PROBLEM:
Skip every image and restate the data word for word.

[START]

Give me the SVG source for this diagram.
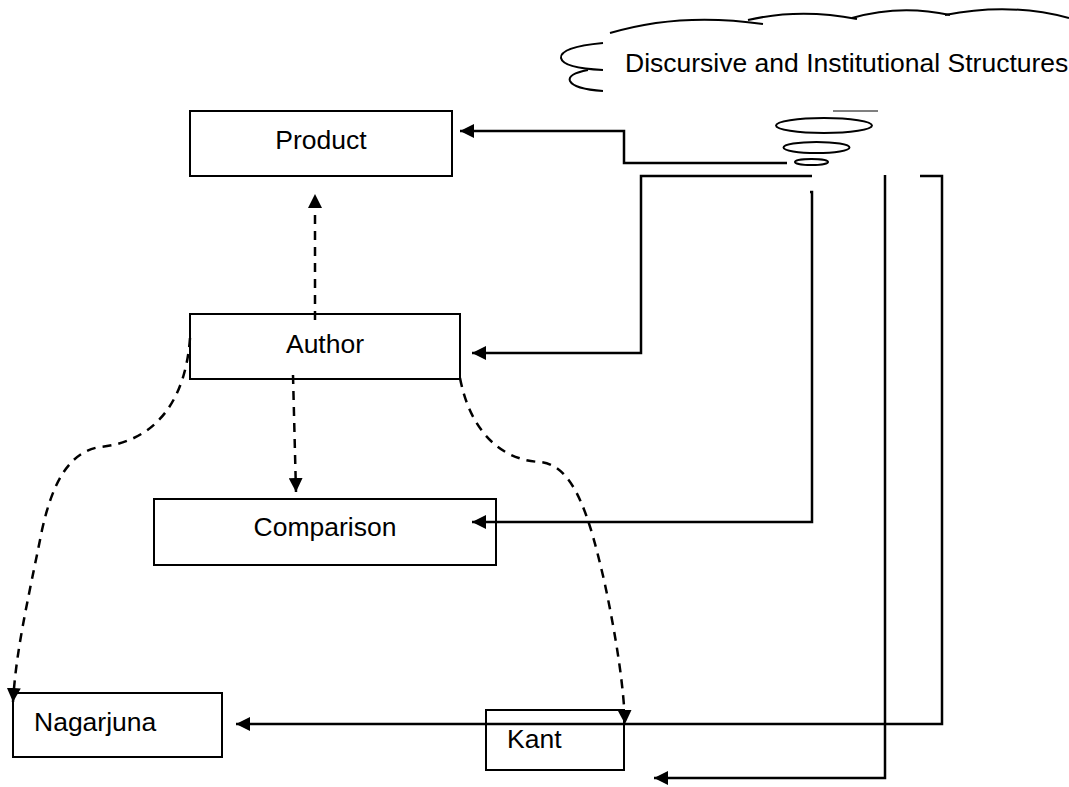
<svg xmlns="http://www.w3.org/2000/svg" width="1069" height="787" viewBox="0 0 1069 787">
<style>
.box{fill:#fff;stroke:#000;stroke-width:2}
.lbl{font-family:"Liberation Sans",Arial,sans-serif;font-size:26.5px;fill:#000}
.ln{fill:none;stroke:#000;stroke-width:2.5}
.dash{fill:none;stroke:#000;stroke-width:2.5;stroke-dasharray:9 7}
.cl{fill:none;stroke:#000;stroke-width:2}
</style>
<defs>
<marker id="ah" markerUnits="userSpaceOnUse" markerWidth="16" markerHeight="14" refX="14" refY="7" orient="auto">
<path d="M0,0 L14,7 L0,14 Z" fill="#000"/>
</marker>
</defs>
<rect width="1069" height="787" fill="#fff"/>
<g id="cloud">
<path class="cl" d="M610,33 Q680,12 763,24"/>
<path class="cl" d="M748,20 Q800,8 857,19"/>
<path class="cl" d="M852,18 Q900,4 950,15"/>
<path class="cl" d="M945,15 Q1010,2 1069,18"/>
<path class="cl" d="M603,43 Q560,47 561,58 Q563,68 603,70"/>
<path class="cl" d="M588,70 Q567,74 570,81 Q574,89 603,91"/>
<line x1="833" y1="111" x2="878" y2="111" stroke="#000" stroke-width="1"/>
<ellipse class="cl" cx="824" cy="125.5" rx="48" ry="7.5"/>
<ellipse class="cl" cx="816.5" cy="147.5" rx="33" ry="5.5"/>
<ellipse class="cl" cx="811.5" cy="162" rx="16.5" ry="3"/>
<text class="lbl" x="625" y="72">Discursive and Institutional Structures</text>
</g>
<g id="product">
<rect class="box" x="190" y="111" width="262" height="65"/>
<text class="lbl" x="321" y="149" text-anchor="middle">Product</text>
</g>
<g id="author">
<rect class="box" x="190" y="314" width="270" height="65"/>
<text class="lbl" x="325" y="353" text-anchor="middle">Author</text>
</g>
<g id="comparison">
<rect class="box" x="154" y="499" width="342" height="66"/>
<text class="lbl" x="325" y="536" text-anchor="middle">Comparison</text>
</g>
<g id="nagarjuna">
<rect class="box" x="13" y="693" width="209" height="64"/>
<text class="lbl" x="34" y="731">Nagarjuna</text>
</g>
<g id="kant">
<rect class="box" x="486" y="710" width="138" height="60"/>
<text class="lbl" x="507" y="748">Kant</text>
</g>
<g id="connectors">
<path class="ln" d="M787,163 L624,163 L624,131 L460,131" marker-end="url(#ah)"/>
<path class="ln" d="M812,176 L641,176 L641,353 L472,353" marker-end="url(#ah)"/>
<path class="ln" d="M810,192 L812,192 L812,522 L472,522" marker-end="url(#ah)"/>
<path class="ln" d="M885,175 L885,778 L654,778" marker-end="url(#ah)"/>
<path class="ln" d="M920,176 L942,176 L942,724 L236,724" marker-end="url(#ah)"/>
<path class="dash" d="M315,320 L315,194" marker-end="url(#ah)"/>
<path class="dash" d="M293,375 L296,492" marker-end="url(#ah)"/>
<path class="dash" d="M190,338 C186,395 160,441 100,447 C68,452 52,485 42,530 C28,600 16,650 13,702" marker-end="url(#ah)"/>
<path class="dash" d="M460,378 C470,430 500,460 540,462 C575,465 590,520 604,580 C617,640 624,690 625,724" marker-end="url(#ah)"/>
</g>
</svg>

[END]

FULL ANSWER:
Give me the SVG source for this diagram.
<svg xmlns="http://www.w3.org/2000/svg" width="1069" height="787" viewBox="0 0 1069 787">
<style>
.box{fill:#fff;stroke:#000;stroke-width:2}
.lbl{font-family:"Liberation Sans",Arial,sans-serif;font-size:26.5px;fill:#000}
.ln{fill:none;stroke:#000;stroke-width:2.5}
.dash{fill:none;stroke:#000;stroke-width:2.5;stroke-dasharray:9 7}
.cl{fill:none;stroke:#000;stroke-width:2}
</style>
<defs>
<marker id="ah" markerUnits="userSpaceOnUse" markerWidth="16" markerHeight="14" refX="14" refY="7" orient="auto">
<path d="M0,0 L14,7 L0,14 Z" fill="#000"/>
</marker>
</defs>
<rect width="1069" height="787" fill="#fff"/>
<g id="cloud">
<path class="cl" d="M610,33 Q680,12 763,24"/>
<path class="cl" d="M748,20 Q800,8 857,19"/>
<path class="cl" d="M852,18 Q900,4 950,15"/>
<path class="cl" d="M945,15 Q1010,2 1069,18"/>
<path class="cl" d="M603,43 Q560,47 561,58 Q563,68 603,70"/>
<path class="cl" d="M588,70 Q567,74 570,81 Q574,89 603,91"/>
<line x1="833" y1="111" x2="878" y2="111" stroke="#000" stroke-width="1"/>
<ellipse class="cl" cx="824" cy="125.5" rx="48" ry="7.5"/>
<ellipse class="cl" cx="816.5" cy="147.5" rx="33" ry="5.5"/>
<ellipse class="cl" cx="811.5" cy="162" rx="16.5" ry="3"/>
<text class="lbl" x="625" y="72">Discursive and Institutional Structures</text>
</g>
<g id="product">
<rect class="box" x="190" y="111" width="262" height="65"/>
<text class="lbl" x="321" y="149" text-anchor="middle">Product</text>
</g>
<g id="author">
<rect class="box" x="190" y="314" width="270" height="65"/>
<text class="lbl" x="325" y="353" text-anchor="middle">Author</text>
</g>
<g id="comparison">
<rect class="box" x="154" y="499" width="342" height="66"/>
<text class="lbl" x="325" y="536" text-anchor="middle">Comparison</text>
</g>
<g id="nagarjuna">
<rect class="box" x="13" y="693" width="209" height="64"/>
<text class="lbl" x="34" y="731">Nagarjuna</text>
</g>
<g id="kant">
<rect class="box" x="486" y="710" width="138" height="60"/>
<text class="lbl" x="507" y="748">Kant</text>
</g>
<g id="connectors">
<path class="ln" d="M787,163 L624,163 L624,131 L460,131" marker-end="url(#ah)"/>
<path class="ln" d="M812,176 L641,176 L641,353 L472,353" marker-end="url(#ah)"/>
<path class="ln" d="M810,192 L812,192 L812,522 L472,522" marker-end="url(#ah)"/>
<path class="ln" d="M885,175 L885,778 L654,778" marker-end="url(#ah)"/>
<path class="ln" d="M920,176 L942,176 L942,724 L236,724" marker-end="url(#ah)"/>
<path class="dash" d="M315,320 L315,194" marker-end="url(#ah)"/>
<path class="dash" d="M293,375 L296,492" marker-end="url(#ah)"/>
<path class="dash" d="M190,338 C186,395 160,441 100,447 C68,452 52,485 42,530 C28,600 16,650 13,702" marker-end="url(#ah)"/>
<path class="dash" d="M460,378 C470,430 500,460 540,462 C575,465 590,520 604,580 C617,640 624,690 625,724" marker-end="url(#ah)"/>
</g>
</svg>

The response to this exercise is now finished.